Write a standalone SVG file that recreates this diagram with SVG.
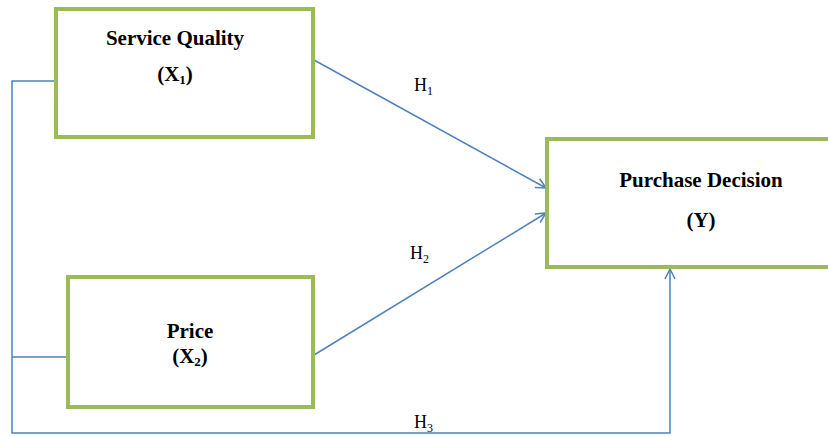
<svg xmlns="http://www.w3.org/2000/svg" width="828" height="437" viewBox="0 0 828 437">
<style>
.box{fill:#fff;stroke:#9BBB59;stroke-width:4}
.t{font-family:'Liberation Serif','Times New Roman','DejaVu Serif',serif;font-weight:bold;font-size:21px;fill:#000;text-anchor:middle}
.h{font-family:'Liberation Serif','Times New Roman','DejaVu Serif',serif;font-size:18px;fill:#000}
.c{fill:none;stroke:#4F81BD;stroke-width:1.5}
</style>
<defs>
<marker id="arr" viewBox="0 0 12 12" refX="11" refY="6" markerWidth="12" markerHeight="12" markerUnits="userSpaceOnUse" orient="auto">
<path d="M1,1 L11,6 L1,11" fill="none" stroke="#4F81BD" stroke-width="1.5"/>
</marker>
</defs>
<g id="connectors">
<polyline class="c" points="56,81 12,81 12,433 670,433 670,269" marker-end="url(#arr)"/>
<line class="c" x1="12" y1="357" x2="68" y2="357"/>
<line class="c" x1="314" y1="60" x2="546" y2="188" marker-end="url(#arr)"/>
<line class="c" x1="314" y1="355" x2="546" y2="213" marker-end="url(#arr)"/>
<text class="h" x="414" y="91">H<tspan font-size="12" dy="4">1</tspan></text>
<text class="h" x="410" y="259">H<tspan font-size="12" dy="4">2</tspan></text>
<text class="h" x="414" y="428">H<tspan font-size="12" dy="4">3</tspan></text>
</g>
<g id="service-quality">
<rect class="box" x="56" y="9" width="257" height="128"/>
<text class="t" x="175" y="45">Service Quality</text>
<text class="t" x="175" y="81">(X<tspan font-size="13" dy="3">1</tspan><tspan dy="-3">)</tspan></text>
</g>
<g id="price">
<rect class="box" x="68" y="277" width="245" height="130"/>
<text class="t" x="190" y="338">Price</text>
<text class="t" x="190" y="363">(X<tspan font-size="13" dy="3">2</tspan><tspan dy="-3">)</tspan></text>
</g>
<g id="purchase-decision">
<rect class="box" x="547" y="139" width="290" height="128"/>
<text class="t" x="701" y="187">Purchase Decision</text>
<text class="t" x="701" y="227">(Y)</text>
</g>
</svg>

+++++

Request: Reproduce the material in full, word for word, and omit the pictures.

Solution to this exercise:
Write a standalone SVG file that recreates this diagram with SVG.
<svg xmlns="http://www.w3.org/2000/svg" width="828" height="437" viewBox="0 0 828 437">
<style>
.box{fill:#fff;stroke:#9BBB59;stroke-width:4}
.t{font-family:'Liberation Serif','Times New Roman','DejaVu Serif',serif;font-weight:bold;font-size:21px;fill:#000;text-anchor:middle}
.h{font-family:'Liberation Serif','Times New Roman','DejaVu Serif',serif;font-size:18px;fill:#000}
.c{fill:none;stroke:#4F81BD;stroke-width:1.5}
</style>
<defs>
<marker id="arr" viewBox="0 0 12 12" refX="11" refY="6" markerWidth="12" markerHeight="12" markerUnits="userSpaceOnUse" orient="auto">
<path d="M1,1 L11,6 L1,11" fill="none" stroke="#4F81BD" stroke-width="1.5"/>
</marker>
</defs>
<g id="connectors">
<polyline class="c" points="56,81 12,81 12,433 670,433 670,269" marker-end="url(#arr)"/>
<line class="c" x1="12" y1="357" x2="68" y2="357"/>
<line class="c" x1="314" y1="60" x2="546" y2="188" marker-end="url(#arr)"/>
<line class="c" x1="314" y1="355" x2="546" y2="213" marker-end="url(#arr)"/>
<text class="h" x="414" y="91">H<tspan font-size="12" dy="4">1</tspan></text>
<text class="h" x="410" y="259">H<tspan font-size="12" dy="4">2</tspan></text>
<text class="h" x="414" y="428">H<tspan font-size="12" dy="4">3</tspan></text>
</g>
<g id="service-quality">
<rect class="box" x="56" y="9" width="257" height="128"/>
<text class="t" x="175" y="45">Service Quality</text>
<text class="t" x="175" y="81">(X<tspan font-size="13" dy="3">1</tspan><tspan dy="-3">)</tspan></text>
</g>
<g id="price">
<rect class="box" x="68" y="277" width="245" height="130"/>
<text class="t" x="190" y="338">Price</text>
<text class="t" x="190" y="363">(X<tspan font-size="13" dy="3">2</tspan><tspan dy="-3">)</tspan></text>
</g>
<g id="purchase-decision">
<rect class="box" x="547" y="139" width="290" height="128"/>
<text class="t" x="701" y="187">Purchase Decision</text>
<text class="t" x="701" y="227">(Y)</text>
</g>
</svg>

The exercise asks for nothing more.